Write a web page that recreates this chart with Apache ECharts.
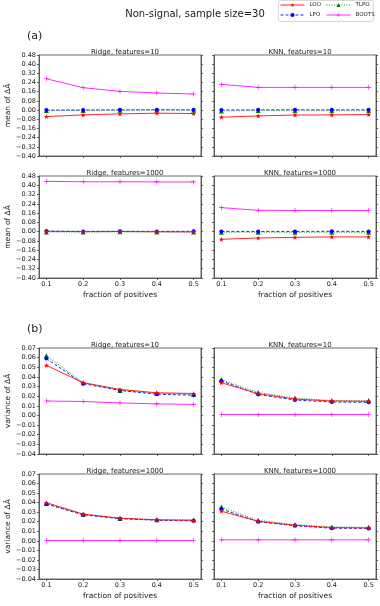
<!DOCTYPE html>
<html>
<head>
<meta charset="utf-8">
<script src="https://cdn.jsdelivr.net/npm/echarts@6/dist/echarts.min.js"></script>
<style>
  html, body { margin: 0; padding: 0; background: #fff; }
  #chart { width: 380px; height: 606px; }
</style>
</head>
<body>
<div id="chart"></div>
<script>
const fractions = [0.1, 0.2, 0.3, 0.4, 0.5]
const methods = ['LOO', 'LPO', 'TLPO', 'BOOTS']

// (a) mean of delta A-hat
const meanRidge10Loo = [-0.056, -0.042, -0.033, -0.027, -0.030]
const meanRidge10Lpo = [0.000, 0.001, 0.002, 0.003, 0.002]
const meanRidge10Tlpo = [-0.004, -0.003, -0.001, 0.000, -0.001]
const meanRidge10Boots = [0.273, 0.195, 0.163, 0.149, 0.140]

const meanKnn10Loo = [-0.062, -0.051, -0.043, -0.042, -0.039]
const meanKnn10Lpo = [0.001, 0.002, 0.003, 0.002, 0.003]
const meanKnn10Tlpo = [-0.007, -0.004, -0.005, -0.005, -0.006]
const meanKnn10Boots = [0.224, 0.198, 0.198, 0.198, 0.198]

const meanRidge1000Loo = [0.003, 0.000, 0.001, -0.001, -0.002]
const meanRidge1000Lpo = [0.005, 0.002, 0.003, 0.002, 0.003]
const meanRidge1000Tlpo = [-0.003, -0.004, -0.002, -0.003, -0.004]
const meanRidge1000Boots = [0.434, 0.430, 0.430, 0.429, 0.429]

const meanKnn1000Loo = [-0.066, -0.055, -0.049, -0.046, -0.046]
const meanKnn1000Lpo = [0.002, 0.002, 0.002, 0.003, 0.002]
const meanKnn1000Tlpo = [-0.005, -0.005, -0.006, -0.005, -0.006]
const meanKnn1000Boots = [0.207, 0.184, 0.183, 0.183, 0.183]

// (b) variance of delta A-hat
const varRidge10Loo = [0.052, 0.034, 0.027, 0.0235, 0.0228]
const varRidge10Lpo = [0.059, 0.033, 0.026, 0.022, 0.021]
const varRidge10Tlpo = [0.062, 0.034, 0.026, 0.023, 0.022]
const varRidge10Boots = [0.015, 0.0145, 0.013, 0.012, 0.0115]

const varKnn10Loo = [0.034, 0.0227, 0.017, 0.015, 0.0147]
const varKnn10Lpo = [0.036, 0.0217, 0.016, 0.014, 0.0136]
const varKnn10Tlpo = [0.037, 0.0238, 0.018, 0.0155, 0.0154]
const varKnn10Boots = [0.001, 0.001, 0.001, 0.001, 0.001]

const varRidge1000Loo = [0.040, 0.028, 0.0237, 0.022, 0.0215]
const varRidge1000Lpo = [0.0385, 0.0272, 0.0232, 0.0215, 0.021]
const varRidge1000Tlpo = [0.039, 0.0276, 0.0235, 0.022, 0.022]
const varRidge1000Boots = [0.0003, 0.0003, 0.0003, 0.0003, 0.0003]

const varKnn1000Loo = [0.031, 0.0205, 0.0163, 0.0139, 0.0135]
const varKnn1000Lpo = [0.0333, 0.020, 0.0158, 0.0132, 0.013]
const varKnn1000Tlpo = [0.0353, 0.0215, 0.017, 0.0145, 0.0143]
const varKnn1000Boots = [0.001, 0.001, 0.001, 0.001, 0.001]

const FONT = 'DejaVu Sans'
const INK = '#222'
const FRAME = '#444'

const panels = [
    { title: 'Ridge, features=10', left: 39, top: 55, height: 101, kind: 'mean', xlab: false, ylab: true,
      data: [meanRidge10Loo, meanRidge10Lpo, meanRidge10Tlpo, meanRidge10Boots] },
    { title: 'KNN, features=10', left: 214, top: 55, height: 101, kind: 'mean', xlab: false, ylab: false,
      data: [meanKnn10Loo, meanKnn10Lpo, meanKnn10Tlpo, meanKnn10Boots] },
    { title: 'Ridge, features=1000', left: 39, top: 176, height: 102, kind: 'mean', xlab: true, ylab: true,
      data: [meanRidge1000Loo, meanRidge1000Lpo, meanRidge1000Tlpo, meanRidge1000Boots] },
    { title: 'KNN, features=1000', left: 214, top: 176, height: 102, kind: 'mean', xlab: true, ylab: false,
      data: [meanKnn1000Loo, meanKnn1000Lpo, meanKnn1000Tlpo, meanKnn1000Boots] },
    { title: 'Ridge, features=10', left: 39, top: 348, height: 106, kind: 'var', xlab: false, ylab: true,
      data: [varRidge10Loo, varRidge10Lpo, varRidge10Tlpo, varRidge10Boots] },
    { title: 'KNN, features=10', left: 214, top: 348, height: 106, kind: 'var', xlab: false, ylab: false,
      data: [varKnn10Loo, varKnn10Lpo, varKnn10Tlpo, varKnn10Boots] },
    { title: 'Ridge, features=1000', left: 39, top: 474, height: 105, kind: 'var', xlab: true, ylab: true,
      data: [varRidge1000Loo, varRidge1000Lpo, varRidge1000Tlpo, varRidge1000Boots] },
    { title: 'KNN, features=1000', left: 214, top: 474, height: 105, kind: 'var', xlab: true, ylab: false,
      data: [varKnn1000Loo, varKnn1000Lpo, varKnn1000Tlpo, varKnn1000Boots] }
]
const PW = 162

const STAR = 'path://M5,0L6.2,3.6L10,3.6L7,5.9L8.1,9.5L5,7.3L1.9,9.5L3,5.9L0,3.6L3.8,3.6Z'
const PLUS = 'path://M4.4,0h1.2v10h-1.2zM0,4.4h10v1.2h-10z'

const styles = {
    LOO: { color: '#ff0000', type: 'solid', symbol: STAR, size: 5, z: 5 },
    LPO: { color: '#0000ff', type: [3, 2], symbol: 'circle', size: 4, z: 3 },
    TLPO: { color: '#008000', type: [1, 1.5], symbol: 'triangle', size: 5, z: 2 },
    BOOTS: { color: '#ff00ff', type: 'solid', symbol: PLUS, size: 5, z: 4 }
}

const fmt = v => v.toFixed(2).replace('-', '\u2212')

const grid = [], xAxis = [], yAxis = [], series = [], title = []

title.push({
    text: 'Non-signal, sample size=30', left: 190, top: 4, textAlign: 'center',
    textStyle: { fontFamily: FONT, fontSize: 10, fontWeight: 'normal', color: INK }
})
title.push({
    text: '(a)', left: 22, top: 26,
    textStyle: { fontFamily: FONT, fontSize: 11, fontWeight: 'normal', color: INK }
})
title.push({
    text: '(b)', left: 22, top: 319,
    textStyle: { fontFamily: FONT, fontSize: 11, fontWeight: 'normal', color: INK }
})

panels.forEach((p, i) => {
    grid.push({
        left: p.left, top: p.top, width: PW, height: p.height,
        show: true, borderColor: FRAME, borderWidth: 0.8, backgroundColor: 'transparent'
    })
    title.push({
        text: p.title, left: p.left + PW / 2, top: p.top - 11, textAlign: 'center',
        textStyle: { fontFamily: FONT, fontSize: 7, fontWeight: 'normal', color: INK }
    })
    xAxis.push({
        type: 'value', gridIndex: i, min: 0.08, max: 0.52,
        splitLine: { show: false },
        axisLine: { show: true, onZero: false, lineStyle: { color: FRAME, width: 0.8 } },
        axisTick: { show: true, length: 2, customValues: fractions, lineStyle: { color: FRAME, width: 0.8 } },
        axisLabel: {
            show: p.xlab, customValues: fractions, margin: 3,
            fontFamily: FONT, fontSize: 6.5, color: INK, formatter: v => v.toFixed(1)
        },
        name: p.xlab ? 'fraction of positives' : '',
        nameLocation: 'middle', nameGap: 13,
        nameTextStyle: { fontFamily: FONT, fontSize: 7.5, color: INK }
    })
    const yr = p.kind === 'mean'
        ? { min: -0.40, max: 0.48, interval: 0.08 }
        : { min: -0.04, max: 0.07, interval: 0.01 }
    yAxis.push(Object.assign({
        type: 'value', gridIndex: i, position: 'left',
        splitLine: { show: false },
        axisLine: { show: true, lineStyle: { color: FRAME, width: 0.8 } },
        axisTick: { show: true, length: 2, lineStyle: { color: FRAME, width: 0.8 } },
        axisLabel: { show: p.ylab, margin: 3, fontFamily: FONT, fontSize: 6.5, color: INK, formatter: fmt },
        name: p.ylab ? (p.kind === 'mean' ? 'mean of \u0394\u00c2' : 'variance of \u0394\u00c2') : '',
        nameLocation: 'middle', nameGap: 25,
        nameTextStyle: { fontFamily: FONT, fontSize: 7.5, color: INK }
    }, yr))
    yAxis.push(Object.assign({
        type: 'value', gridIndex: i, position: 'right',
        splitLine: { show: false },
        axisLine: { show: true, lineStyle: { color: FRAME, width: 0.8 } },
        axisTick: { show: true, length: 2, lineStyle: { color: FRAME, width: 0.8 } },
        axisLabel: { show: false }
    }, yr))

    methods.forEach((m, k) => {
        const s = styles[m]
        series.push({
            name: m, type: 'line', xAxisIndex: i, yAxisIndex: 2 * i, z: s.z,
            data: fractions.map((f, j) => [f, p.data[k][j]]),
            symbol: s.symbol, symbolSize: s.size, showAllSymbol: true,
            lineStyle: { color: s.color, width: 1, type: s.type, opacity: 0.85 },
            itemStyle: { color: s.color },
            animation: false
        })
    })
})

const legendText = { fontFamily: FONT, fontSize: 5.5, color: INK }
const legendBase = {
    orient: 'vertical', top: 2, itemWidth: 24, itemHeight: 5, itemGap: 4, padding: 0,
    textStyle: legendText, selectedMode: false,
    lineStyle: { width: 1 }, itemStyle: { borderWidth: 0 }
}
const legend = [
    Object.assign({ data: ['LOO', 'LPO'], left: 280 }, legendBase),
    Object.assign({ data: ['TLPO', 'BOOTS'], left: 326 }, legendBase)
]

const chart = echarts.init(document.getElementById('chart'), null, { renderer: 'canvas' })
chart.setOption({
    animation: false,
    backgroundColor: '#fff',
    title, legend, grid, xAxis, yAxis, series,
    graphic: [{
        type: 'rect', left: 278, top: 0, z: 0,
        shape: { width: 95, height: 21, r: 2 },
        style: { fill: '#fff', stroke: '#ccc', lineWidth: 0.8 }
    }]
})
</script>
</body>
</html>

> Stated goal: Repeat the listing above up to and including the line with "const methods = ['LOO', 'LPO', 'TLPO', 'BOOTS']", starting from its first line. Drop any pictures.

> Response to this exercise:
Write a web page that recreates this chart with Apache ECharts.
<!DOCTYPE html>
<html>
<head>
<meta charset="utf-8">
<script src="https://cdn.jsdelivr.net/npm/echarts@6/dist/echarts.min.js"></script>
<style>
  html, body { margin: 0; padding: 0; background: #fff; }
  #chart { width: 380px; height: 606px; }
</style>
</head>
<body>
<div id="chart"></div>
<script>
const fractions = [0.1, 0.2, 0.3, 0.4, 0.5]
const methods = ['LOO', 'LPO', 'TLPO', 'BOOTS']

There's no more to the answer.